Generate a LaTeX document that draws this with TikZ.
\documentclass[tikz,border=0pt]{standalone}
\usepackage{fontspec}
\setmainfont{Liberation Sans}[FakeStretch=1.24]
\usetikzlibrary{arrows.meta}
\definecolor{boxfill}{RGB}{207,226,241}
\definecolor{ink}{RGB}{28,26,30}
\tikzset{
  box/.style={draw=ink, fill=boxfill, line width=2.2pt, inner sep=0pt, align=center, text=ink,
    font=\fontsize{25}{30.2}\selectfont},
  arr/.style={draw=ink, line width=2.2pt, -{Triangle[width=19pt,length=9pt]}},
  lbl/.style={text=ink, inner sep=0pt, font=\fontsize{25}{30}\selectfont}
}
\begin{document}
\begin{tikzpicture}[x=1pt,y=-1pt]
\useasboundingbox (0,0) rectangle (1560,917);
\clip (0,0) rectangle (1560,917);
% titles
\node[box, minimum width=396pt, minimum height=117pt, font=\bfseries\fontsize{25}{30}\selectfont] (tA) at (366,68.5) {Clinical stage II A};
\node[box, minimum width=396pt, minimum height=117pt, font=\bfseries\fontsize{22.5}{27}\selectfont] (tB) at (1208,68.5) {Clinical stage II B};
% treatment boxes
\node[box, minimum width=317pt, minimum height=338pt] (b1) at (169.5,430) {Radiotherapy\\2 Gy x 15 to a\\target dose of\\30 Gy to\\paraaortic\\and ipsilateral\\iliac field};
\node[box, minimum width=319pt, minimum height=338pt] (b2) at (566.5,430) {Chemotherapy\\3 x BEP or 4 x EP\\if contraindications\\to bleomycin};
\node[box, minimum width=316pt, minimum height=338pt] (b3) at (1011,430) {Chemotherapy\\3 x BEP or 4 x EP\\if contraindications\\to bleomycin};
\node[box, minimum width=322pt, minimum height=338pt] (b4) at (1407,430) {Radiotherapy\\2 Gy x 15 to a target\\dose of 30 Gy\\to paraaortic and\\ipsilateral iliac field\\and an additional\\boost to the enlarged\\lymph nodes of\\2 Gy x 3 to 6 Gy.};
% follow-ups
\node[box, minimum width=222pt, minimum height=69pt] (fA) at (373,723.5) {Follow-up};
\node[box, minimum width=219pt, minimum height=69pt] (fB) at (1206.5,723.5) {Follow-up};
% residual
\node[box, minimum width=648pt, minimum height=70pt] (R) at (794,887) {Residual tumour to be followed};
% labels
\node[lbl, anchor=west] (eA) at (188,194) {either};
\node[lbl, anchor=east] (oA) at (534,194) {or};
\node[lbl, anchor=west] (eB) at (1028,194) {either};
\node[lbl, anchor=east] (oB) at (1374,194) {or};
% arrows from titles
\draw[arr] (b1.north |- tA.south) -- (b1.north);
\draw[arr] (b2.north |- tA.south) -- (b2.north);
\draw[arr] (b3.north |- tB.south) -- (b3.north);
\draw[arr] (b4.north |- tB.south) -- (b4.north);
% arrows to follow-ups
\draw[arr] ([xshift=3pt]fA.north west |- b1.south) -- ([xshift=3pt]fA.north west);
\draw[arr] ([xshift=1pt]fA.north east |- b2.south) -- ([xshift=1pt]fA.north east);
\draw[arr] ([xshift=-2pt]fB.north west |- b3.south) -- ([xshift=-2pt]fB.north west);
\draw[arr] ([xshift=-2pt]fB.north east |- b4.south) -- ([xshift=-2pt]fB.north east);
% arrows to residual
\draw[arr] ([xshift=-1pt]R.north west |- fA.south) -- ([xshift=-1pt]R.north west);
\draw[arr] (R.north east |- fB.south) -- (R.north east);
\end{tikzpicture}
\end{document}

■ ■ ■ ■

### GIVEN REQUEST
Print back all the lines verbatim.

### TASK RESPONSE
Generate a LaTeX document that draws this with TikZ.
\documentclass[tikz,border=0pt]{standalone}
\usepackage{fontspec}
\setmainfont{Liberation Sans}[FakeStretch=1.24]
\usetikzlibrary{arrows.meta}
\definecolor{boxfill}{RGB}{207,226,241}
\definecolor{ink}{RGB}{28,26,30}
\tikzset{
  box/.style={draw=ink, fill=boxfill, line width=2.2pt, inner sep=0pt, align=center, text=ink,
    font=\fontsize{25}{30.2}\selectfont},
  arr/.style={draw=ink, line width=2.2pt, -{Triangle[width=19pt,length=9pt]}},
  lbl/.style={text=ink, inner sep=0pt, font=\fontsize{25}{30}\selectfont}
}
\begin{document}
\begin{tikzpicture}[x=1pt,y=-1pt]
\useasboundingbox (0,0) rectangle (1560,917);
\clip (0,0) rectangle (1560,917);
% titles
\node[box, minimum width=396pt, minimum height=117pt, font=\bfseries\fontsize{25}{30}\selectfont] (tA) at (366,68.5) {Clinical stage II A};
\node[box, minimum width=396pt, minimum height=117pt, font=\bfseries\fontsize{22.5}{27}\selectfont] (tB) at (1208,68.5) {Clinical stage II B};
% treatment boxes
\node[box, minimum width=317pt, minimum height=338pt] (b1) at (169.5,430) {Radiotherapy\\2 Gy x 15 to a\\target dose of\\30 Gy to\\paraaortic\\and ipsilateral\\iliac field};
\node[box, minimum width=319pt, minimum height=338pt] (b2) at (566.5,430) {Chemotherapy\\3 x BEP or 4 x EP\\if contraindications\\to bleomycin};
\node[box, minimum width=316pt, minimum height=338pt] (b3) at (1011,430) {Chemotherapy\\3 x BEP or 4 x EP\\if contraindications\\to bleomycin};
\node[box, minimum width=322pt, minimum height=338pt] (b4) at (1407,430) {Radiotherapy\\2 Gy x 15 to a target\\dose of 30 Gy\\to paraaortic and\\ipsilateral iliac field\\and an additional\\boost to the enlarged\\lymph nodes of\\2 Gy x 3 to 6 Gy.};
% follow-ups
\node[box, minimum width=222pt, minimum height=69pt] (fA) at (373,723.5) {Follow-up};
\node[box, minimum width=219pt, minimum height=69pt] (fB) at (1206.5,723.5) {Follow-up};
% residual
\node[box, minimum width=648pt, minimum height=70pt] (R) at (794,887) {Residual tumour to be followed};
% labels
\node[lbl, anchor=west] (eA) at (188,194) {either};
\node[lbl, anchor=east] (oA) at (534,194) {or};
\node[lbl, anchor=west] (eB) at (1028,194) {either};
\node[lbl, anchor=east] (oB) at (1374,194) {or};
% arrows from titles
\draw[arr] (b1.north |- tA.south) -- (b1.north);
\draw[arr] (b2.north |- tA.south) -- (b2.north);
\draw[arr] (b3.north |- tB.south) -- (b3.north);
\draw[arr] (b4.north |- tB.south) -- (b4.north);
% arrows to follow-ups
\draw[arr] ([xshift=3pt]fA.north west |- b1.south) -- ([xshift=3pt]fA.north west);
\draw[arr] ([xshift=1pt]fA.north east |- b2.south) -- ([xshift=1pt]fA.north east);
\draw[arr] ([xshift=-2pt]fB.north west |- b3.south) -- ([xshift=-2pt]fB.north west);
\draw[arr] ([xshift=-2pt]fB.north east |- b4.south) -- ([xshift=-2pt]fB.north east);
% arrows to residual
\draw[arr] ([xshift=-1pt]R.north west |- fA.south) -- ([xshift=-1pt]R.north west);
\draw[arr] (R.north east |- fB.south) -- (R.north east);
\end{tikzpicture}
\end{document}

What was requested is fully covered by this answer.